There was a woman afflicted with hemorrhages for twelve years.  “If I but touch his clothes, I shall be cured.”
Mark 5: 21-43

An altar boy comes home

When he was eight years old, he wanted to be an altar boy — he even harbored thoughts of becoming a priest.  It was the summer of 1958; he had just completed the third grade.  He memorized all the Latin responses; he practiced all the movements.  Finally, the morning came when he would serve Mass for the first time.

To his horror, the eighth-grader who was supposed to serve with him didn’t show.  One of the sisters in the parish sat behind the flag in the sanctuary prompting instructions.  But disaster struck.  It came time for him to pick up the heavy missal and bring it to the other side of the altar.  As he genuflected while trying to balance the book on its stand, his foot got caught in the hem of his cassock, and both he and the missal went sprawling to the floor.  The priest stopped the Mass and turned.  His face was red, his forehead clenched like a fist.  “What’s going on?” he barked.  “I want you to leave and never serve Mass for me again!”  The boy ran from the sanctuary.  He ripped off his cassock and surplice.  And he never went back to church again.  Ever.

Thirty years later, he was traveling through the Midwest on business.  He passed a cathedral he and his family had driven by many times when he was boy.  The cathedral’s design was inspired by the silos of the farm belt.  Both the church’s simple interior and exterior were nothing like the Gothic churches he knew growing up.  He went inside where he struck up a conversation with a priest he met.  As they talked about the beautiful simplicity and symbolism of the church, he told the priest the story of his literal “fall from grace” — a story he had never told before.

The priest listened compassionately.  Then he replied, “Priests don’t always do everything right.   Please . . . forgive us.”

Tears came to his eyes.  The priest embraced him. 

And so began a long and bumpy road home.

[From “’Please . . . forgive us’: the story of my return to the church” by Don Lambert, National Catholic Reporter, May 15, 2018.]

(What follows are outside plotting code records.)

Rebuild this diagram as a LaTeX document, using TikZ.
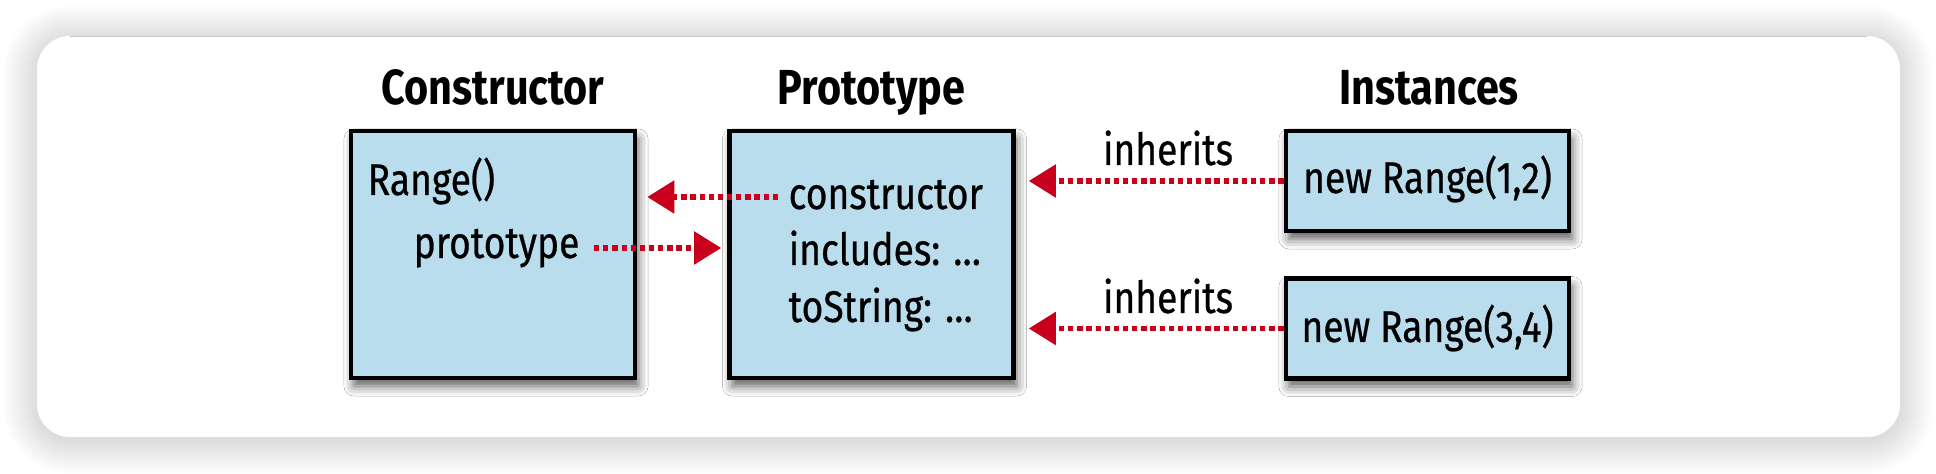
\documentclass[tikz,border=0pt]{standalone}
\usepackage{fontspec}
\setmainfont[FakeStretch=0.84]{Fira Sans}
\newfontfamily\txtfont[FakeStretch=0.84,FakeBold=0.6]{Fira Sans}
\usetikzlibrary{arrows.meta,shadows.blur,calc}
\definecolor{boxblue}{RGB}{186,221,238}
\definecolor{arrred}{RGB}{200,0,30}
\begin{document}
\begin{tikzpicture}[x=0.01cm,y=-0.01cm,
  box/.style={draw=black, line width=1.25pt, fill=boxblue, inner sep=0pt,
    blur shadow={shadow xshift=0.03cm, shadow yshift=-0.08cm, shadow blur radius=0.1cm, shadow opacity=65}},
  bigbox/.style={box, minimum width=2.84cm, minimum height=2.47cm},
  instbox/.style={box, minimum width=2.83cm, minimum height=1.0cm},
  title/.style={font=\bfseries\fontsize{14}{17}\selectfont, inner sep=0pt, anchor=base},
  txt/.style={font=\txtfont\fontsize{12.6}{15}\selectfont, inner sep=0pt},
  arr/.style={draw=arrred, line width=1.5pt, dash pattern=on 1.5pt off 1.1pt,
    -{Triangle[length=0.27cm, width=0.32cm, fill=arrred]}},
]
\fill[white] (0,0) rectangle (1936,474);
% soft card shadow
\foreach \i in {1,...,34}{
  \pgfmathsetmacro\rr{0.33+\i*0.01}
  \fill[black, fill opacity=0.0055, rounded corners=\rr cm]
    (37-\i,36-\i+3) rectangle (1900+\i,437+\i+3);
}
\fill[white, rounded corners=0.33cm] (37,36) rectangle (1900,437);
\draw[black!22, line width=0.35pt] (70,36.2) -- (1867,36.2);

% titles
\node[title] (tcons) at (493,105) {Constructor};
\node[title] (tproto) at (871.5,105) {Prototype};
\node[title] (tinst) at (1429,105) {Instances};

% boxes
\node[bigbox] (cons) at (493,254.5) {};
\node[bigbox] (proto) at (871.5,254.5) {};
\node[instbox] (inst1) at (1427.5,181) {};
\node[instbox] (inst2) at (1427.5,328.5) {};

% texts
\node[txt, anchor=base west] (range) at (367,195) {Range()};
\node[txt, anchor=base west] (ptext) at (413,258) {prototype};
\node[txt, anchor=base west] (ctext) at (788,209) {constructor};
\node[txt, anchor=base west] (itext) at (788,265) {includes: …};
\node[txt, anchor=base west] (stext) at (788,322) {toString: …};
\node[txt, anchor=base] (n1) at (1427.5,193) {new Range(1,2)};
\node[txt, anchor=base] (n2) at (1427.5,342) {new Range(3,4)};
\node[txt, anchor=base] (inh1) at (1168,165) {inherits};
\node[txt, anchor=base] (inh2) at (1168,313) {inherits};

% arrows
\coordinate (a1s) at ($(ctext.base west)+(-10,-12)$);
\coordinate (a2s) at ($(ptext.base east)+(14,-10)$);
\draw[arr, shorten >=0.1cm] (a1s) -- (cons.east |- a1s);
\draw[arr, shorten >=0.06cm] (a2s) -- (proto.west |- a2s);
\draw[arr, shorten >=0.13cm] (inst1.west) -- (proto.east |- inst1.west);
\draw[arr, shorten >=0.13cm] (inst2.west) -- (proto.east |- inst2.west);
\end{tikzpicture}
\end{document}
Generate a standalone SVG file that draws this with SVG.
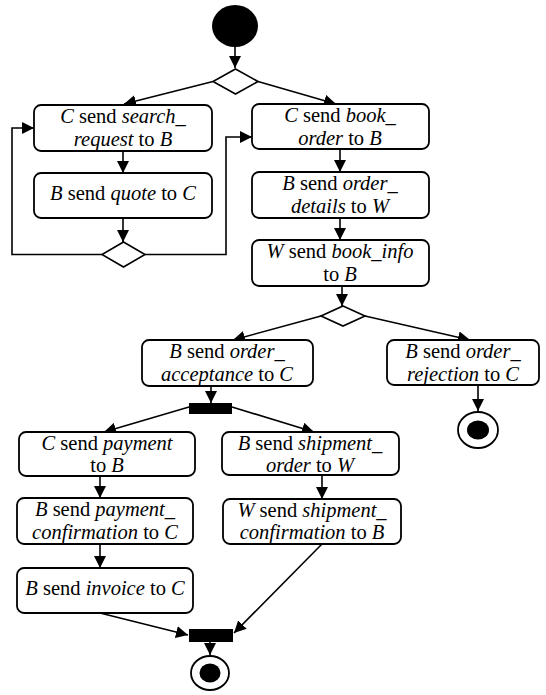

The “touch of Jesus’ cloak” can be experienced in a simple act of generosity or a kind word offering forgiveness.  The hurt and humiliation suffered by this one-time altar boy, like the illness suffered by the hemorrhaging woman, was “healed” by the simple “touch” of a priest’s compassion; the “power” of Jesus mercy is extended in the priest’s simple, heart-felt apology.  May the despairing and needy experience the power of Jesus’ compassion and peace in the “cloak” of our compassion and care.